Arrested and Paying a Fine Even When a Person is Not Convicted or Even Tried

Just Another Day in the So-Called Free and Democratic America
The Supreme Court will consider whether to take up a case from Minnesota surrounding
the collection of “booking fees.” CreditAl Drago/The New York Times

It turns out the innocent until proven guilty concept in American justice is like almost every other ideal in America, it really doesn’t exist.

Kentucky bills people held in its jails for the costs of incarcerating them, even if all charges are later dismissed. In Colorado, five towns raise more than 30 percent of their revenue from traffic tickets and fines. In Ferguson, Mo., “city officials have consistently set maximizing revenue as the priority for Ferguson’s law enforcement activity,” a Justice Department report found last year.
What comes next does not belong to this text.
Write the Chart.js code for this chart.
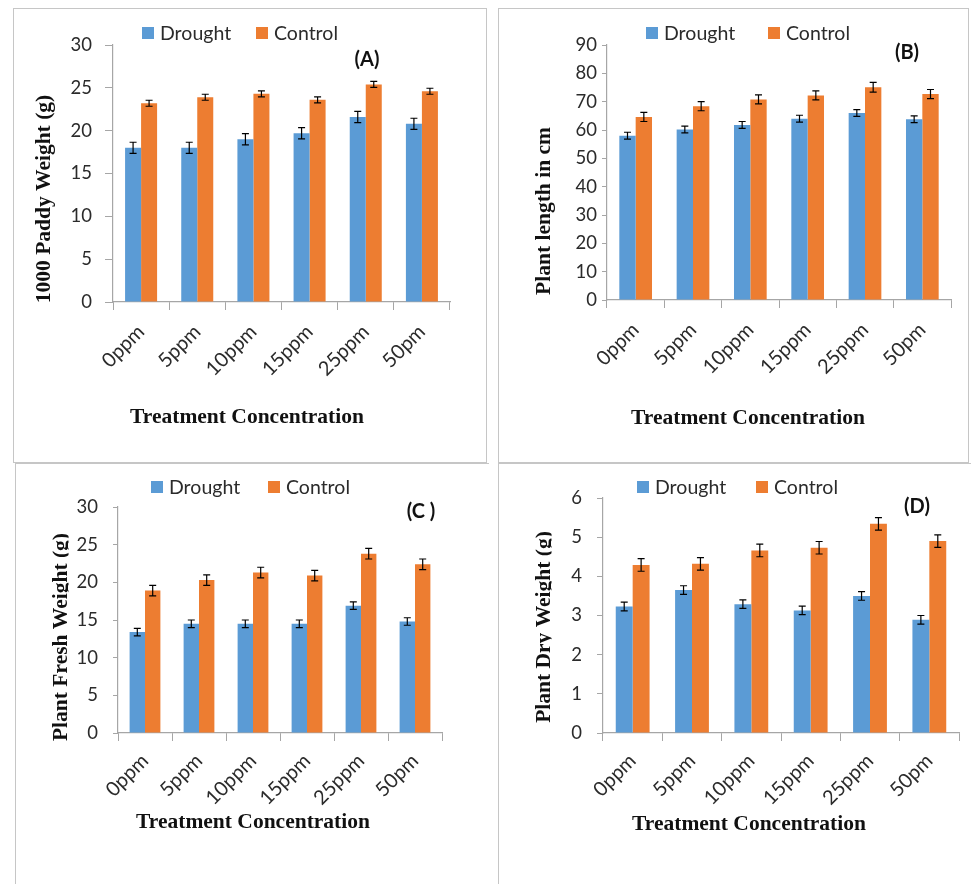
<!DOCTYPE html>
<html>
<head>
<meta charset="utf-8">
<script src="https://cdn.jsdelivr.net/npm/chart.js@4.4.1/dist/chart.umd.min.js"></script>
<style>
  body { margin: 0; background: #fff; width: 971px; height: 884px; overflow: hidden; position: relative; }
  .frame { position: absolute; box-sizing: border-box; border: 1.5px solid #c6c6c6; }
  canvas { position: absolute; }
</style>
</head>
<body>
<div class="frame" style="left:13px;top:8px;width:474px;height:455px"></div>
<div class="frame" style="left:498px;top:8px;width:471px;height:455px"></div>
<div class="frame" style="left:15px;top:463px;width:474px;height:430px;border-right:none;border-bottom:none"></div>
<div class="frame" style="left:498px;top:463px;width:480px;height:430px;border-right:none;border-bottom:none"></div>
<script>
const categories = ['0ppm', '5ppm', '10ppm', '15ppm', '25ppm', '50pm'];
const seriesNames = ['Drought', 'Control'];

// (A) 1000 paddy weight, g
const paddyDrought = [18.0, 18.0, 19.0, 19.7, 21.6, 20.8];
const paddyControl = [23.2, 23.9, 24.3, 23.6, 25.4, 24.6];
const paddyDroughtErr = [0.65, 0.65, 0.65, 0.65, 0.65, 0.65];
const paddyControlErr = [0.35, 0.35, 0.35, 0.35, 0.35, 0.35];

// (B) plant length, cm
const lengthDrought = [58.0, 60.2, 61.8, 64.0, 66.0, 63.8];
const lengthControl = [64.6, 68.4, 70.8, 72.2, 75.1, 72.7];
const lengthDroughtErr = [1.2, 1.2, 1.2, 1.2, 1.2, 1.2];
const lengthControlErr = [1.6, 1.6, 1.6, 1.6, 1.7, 1.6];

// (C) plant fresh weight, g
const freshDrought = [13.4, 14.5, 14.5, 14.5, 16.9, 14.8];
const freshControl = [18.9, 20.3, 21.3, 20.9, 23.8, 22.4];
const freshDroughtErr = [0.5, 0.5, 0.5, 0.5, 0.5, 0.5];
const freshControlErr = [0.7, 0.7, 0.7, 0.7, 0.7, 0.7];

// (D) plant dry weight, g
const dryDrought = [3.23, 3.65, 3.29, 3.13, 3.50, 2.89];
const dryControl = [4.29, 4.32, 4.66, 4.73, 5.34, 4.90];
const dryDroughtErr = [0.11, 0.11, 0.11, 0.11, 0.11, 0.11];
const dryControlErr = [0.16, 0.16, 0.16, 0.16, 0.16, 0.16];

const BLUE = '#5b9bd5';
const ORANGE = '#ed7d31';
const AXIS = '#a6a6a6';
const TEXT = '#2b2b2b';

// legend, tag letter, axis titles and error bars
const panelDecor = {
  id: 'panelDecor',
  afterDatasetsDraw(chart) {
    const ctx = chart.ctx;
    const y = chart.scales.y;
    ctx.save();
    ctx.strokeStyle = '#000';
    ctx.lineWidth = 1.2;
    chart.data.datasets.forEach((ds, i) => {
      chart.getDatasetMeta(i).data.forEach((bar, j) => {
        const v = ds.data[j], e = ds.errors[j];
        const top = y.getPixelForValue(v + e), bot = y.getPixelForValue(v - e);
        ctx.beginPath();
        ctx.moveTo(bar.x, top); ctx.lineTo(bar.x, bot);
        ctx.moveTo(bar.x - 3.5, top); ctx.lineTo(bar.x + 3.5, top);
        ctx.moveTo(bar.x - 3.5, bot); ctx.lineTo(bar.x + 3.5, bot);
        ctx.stroke();
      });
    });
    ctx.restore();
  },
  afterDraw(chart) {
    const p = chart.options.plugins.panelDecor;
    const ctx = chart.ctx;
    const ox = p.box[0], oy = p.box[1];
    ctx.save();
    // legend
    ctx.font = '19.5px Lato';
    ctx.textBaseline = 'middle';
    ctx.textAlign = 'left';
    chart.data.datasets.forEach((ds, i) => {
      const lx = p.legend[i] - ox, ly = p.legendY - oy;
      ctx.fillStyle = ds.backgroundColor;
      ctx.fillRect(lx, ly - 6, 12, 12);
      ctx.fillStyle = TEXT;
      ctx.fillText(ds.label, lx + 18, ly + 1);
    });
    // panel letter
    ctx.font = 'bold 20px Lato';
    ctx.textAlign = 'center';
    ctx.fillStyle = '#111';
    ctx.fillText(p.tag, p.tagAt[0] - ox, p.tagAt[1] - oy);
    // x title
    ctx.font = 'bold 21.5px "Liberation Serif"';
    ctx.fillText('Treatment Concentration', p.xTitleAt[0] - ox, p.xTitleAt[1] - oy);
    // y title, rotated; some panels lose the descenders at the baseline
    ctx.translate(p.yTitleAt[0] - ox, p.yTitleAt[1] - oy);
    ctx.rotate(-Math.PI / 2);
    ctx.textBaseline = 'alphabetic';
    const base = 7;
    if (p.clipTitle) {
      ctx.beginPath();
      ctx.rect(-200, -40, 400, 40 + base + 1.5);
      ctx.clip();
    }
    ctx.fillText(p.yTitle, 0, base);
    ctx.restore();
  }
};

function buildPanel(p) {
  const [bx, by, bw, bh] = p.box;
  const [left, top, right, bottom] = p.area;
  const canvas = document.createElement('canvas');
  canvas.width = bw;
  canvas.height = bh;
  canvas.style.left = bx + 'px';
  canvas.style.top = by + 'px';
  document.body.appendChild(canvas);

  new Chart(canvas, {
    type: 'bar',
    data: {
      labels: categories,
      datasets: [
        { label: seriesNames[0], data: p.drought, errors: p.droughtErr, backgroundColor: BLUE },
        { label: seriesNames[1], data: p.control, errors: p.controlErr, backgroundColor: ORANGE }
      ]
    },
    options: {
      responsive: false,
      animation: false,
      devicePixelRatio: 1,
      layout: { padding: { top: top - by, right: bx + bw - right, bottom: 0, left: 0 } },
      datasets: { bar: { categoryPercentage: 0.57, barPercentage: 1 } },
      scales: {
        x: {
          grid: { offset: true, drawOnChartArea: false, tickLength: 8, color: AXIS },
          border: { color: AXIS, width: 1.2 },
          ticks: { autoSkip: false, minRotation: 45, maxRotation: 45, padding: p.xPad, color: TEXT, font: { family: 'Lato', size: 20 } },
          afterFit: s => { s.height = by + bh - bottom; }
        },
        y: {
          min: 0, max: p.max,
          grid: { drawOnChartArea: false, tickLength: p.yTick, color: AXIS },
          border: { color: AXIS, width: 1.2 },
          ticks: { stepSize: p.step, padding: p.yPad, color: TEXT, font: { family: 'Lato', size: 18.5 } },
          afterFit: s => { s.width = left - bx; }
        }
      },
      plugins: {
        legend: { display: false },
        tooltip: { enabled: false },
        panelDecor: p
      }
    },
    plugins: [panelDecor]
  });
}

buildPanel({
  box: [14, 9, 472, 452], area: [113, 45, 450, 302],
  drought: paddyDrought, control: paddyControl, droughtErr: paddyDroughtErr, controlErr: paddyControlErr,
  max: 30, step: 5, yTick: 8, yPad: 13, xPad: 10,
  legend: [142, 256], legendY: 33, tag: '(A)', tagAt: [367, 60],
  yTitle: '1000 Paddy Weight (g)', yTitleAt: [43, 199], xTitleAt: [247, 417], clipTitle: false
});
buildPanel({
  box: [499, 9, 468, 452], area: [607, 45, 951, 300],
  drought: lengthDrought, control: lengthControl, droughtErr: lengthDroughtErr, controlErr: lengthControlErr,
  max: 90, step: 10, yTick: 5, yPad: 5, xPad: 10,
  legend: [646, 768], legendY: 33, tag: '(B)', tagAt: [907, 53],
  yTitle: 'Plant length in cm', yTitleAt: [543, 211], xTitleAt: [748, 418], clipTitle: false
});
buildPanel({
  box: [16, 464, 472, 420], area: [118, 507, 442, 733],
  drought: freshDrought, control: freshControl, droughtErr: freshDroughtErr, controlErr: freshControlErr,
  max: 30, step: 5, yTick: 5, yPad: 15, xPad: 8,
  legend: [151, 268], legendY: 487, tag: '(C )', tagAt: [421, 512],
  yTitle: 'Plant Fresh Weight (g)', yTitleAt: [60, 637], xTitleAt: [253, 822], clipTitle: true
});
buildPanel({
  box: [499, 464, 472, 420], area: [603, 498, 959, 733],
  drought: dryDrought, control: dryControl, droughtErr: dryDroughtErr, controlErr: dryControlErr,
  max: 6, step: 1, yTick: 6, yPad: 15, xPad: 8,
  legend: [637, 756], legendY: 487, tag: '(D)', tagAt: [917, 507],
  yTitle: 'Plant Dry Weight (g)', yTitleAt: [543, 627], xTitleAt: [749, 824], clipTitle: true
});
</script>
</body>
</html>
That’s right, in America you can be arrested and later let go with no conviction yet still have to pay money.  Whether or not this is legal will be argued before the Supreme Court in January.  The practice is so deplorable that Ramsey county in Minnesota didn’t even file a brief in support of their policy to charge anyone arrested a $25.00 fee even if they are later released with no charges.

Ramsey County did not bother to submit a response in the Supreme Court. “We have not filed a brief in opposition to the petition, nor do we plan to,” Mr. Hiveley said in a Dec. 8 email. The county, he said, would take its chances before the justices without presenting its side of the story.

Surprisingly conservatives are on the side of justice this time, arguing against the policy.  Anyone want to bet that at least a few conservatives on the Court won’t be on the side of justice?  Anyone?